O plano de Chelas propunha uma estrutura urbana compacta, identificável, plurifuncional e socialmente diversificada. Ao abandonar o conceito de célula, pretendia recuperar os modelos urbanos tradicionais e criar zonas lineares de vida urbana intensa - a rua pedonal actuava como elemento urbano gerador e como espaço de convívio. As massas edificadas, definidas com soluções tipológicas diversas, desenhavam os principais percursos. A intervenção do plano foi executada faseadamente, com urgência maior nas zonas mais a Norte, próximas dos Olivais, contudo na realidade, foi dada maior importância ao realojamento o que contribuiu para o isolamento físico, social e funcional do bairro.

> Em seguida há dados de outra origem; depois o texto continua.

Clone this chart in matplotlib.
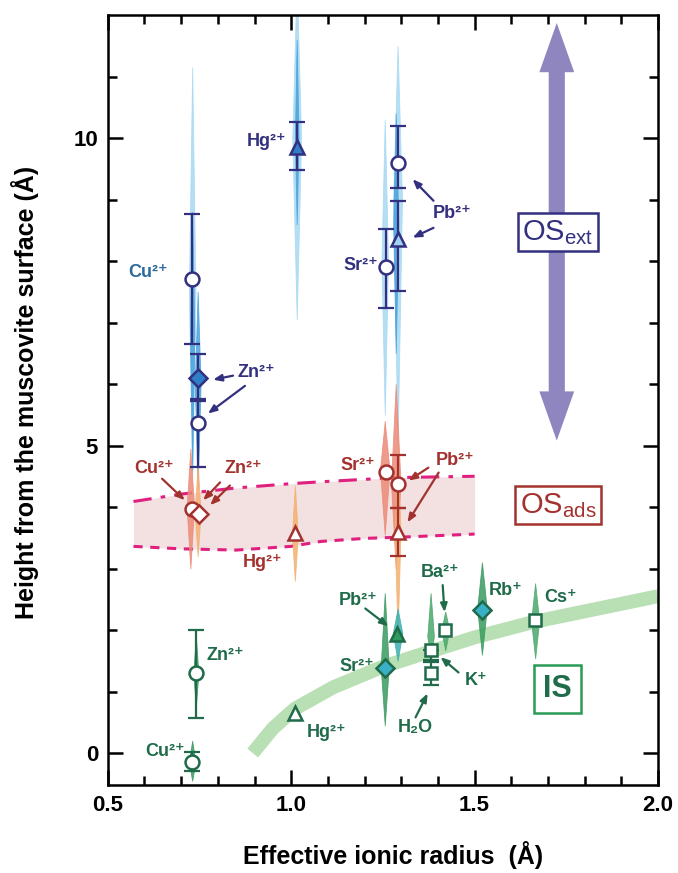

No início dos anos setenta o Gabinete Técnico de Habitação entregou a planificação da área do vale de Chelas a um grupo de sete arquitectos, que tinham realizado com êxito o plano dos Olivais. 

Uma das zonas foi entregue ao atelier de Nuno Teotónio Pereira ,mas por causa da prisão do titular do atelier, por motivos políticos, os jovens Gonçalo Byrne e António Reis Cabrita (com quem Byrne iniciou uma colaboração e que continua até nalguns dos seus mais recentes projectos), realizam o projecto urbano. O complexo, situado na Zona N de Chelas, constituído por trezentos e oitenta e dois fogos de habitação social, distribuídos por quatro edifícios lineares, representou a base de trabalho para a organização do primeiro escritório de Gonçalo Byrne. È uma proposta que visa reinventar referências urbanas tradicionais numa circunstância que o plano lhes era indiferente. O projecto apresenta uma solução singular, na sua envolvente – Manuel Vicente, Vítor Figueiredo – em que os edifícios são legíveis objectualmente, definindo-se nos espaços que sobram entre o traçado viário. O conjunto Pantera Cor-de-Rosa responde a uma ordem mais estável e organizadora, onde podem ser reconhecíveis o recurso às estruturas urbanas tradicionais – a rua pedonal e a praça. Uma forte geometria limita a implantação dos edifícios longos que pretendem formar entre eles faixas de vida urbana intensa, possibilitando a existência de relações de sociabilidade. A existência da praça reforça ainda mais o pretendido sentido urbano, conferindo-lhe uma identidade. 

O projecto de Byrne e de Reis Cabrita transformou um lugar fragmentado e vazio num local urbano, unitário e coerente. Byrne partiu da ideia de que são os elementos da cidade que estruturam um projecto de arquitectura, porque embora obedecendo a condicionalismos o objecto depois de construído estabelece uma condição e contribui para a evolução do lugar em que se insere. Byrne procurou dar a dimensão de monumento ao edifício. As fachadas cor-de-rosas e brancas são ritmadas por elementos singulares – galerias múltiplas, cilindros que albergam caixas de escadas, variações no tema dos vãos, passadiços entre os blocos. Ao longo da rua tira-se partido escultórico das formas que os percursos pedonais assumem. Embora nalguns elementos linguísticos e compositivos possam encontrar-se referências ao primeiro modernismo – pela cor e pela uniformização – Gonçalo Byrne e Reis Cabrita introduziram camadas de complexidade às fachadas, contrariando a monotonia funcionalista.

Ainda antes de terminada, esta obra converteu-se numa referência para toda a geração de arquitectos, que se tinham formado no fim dos anos setenta e estava aberta a uma dimensão internacional.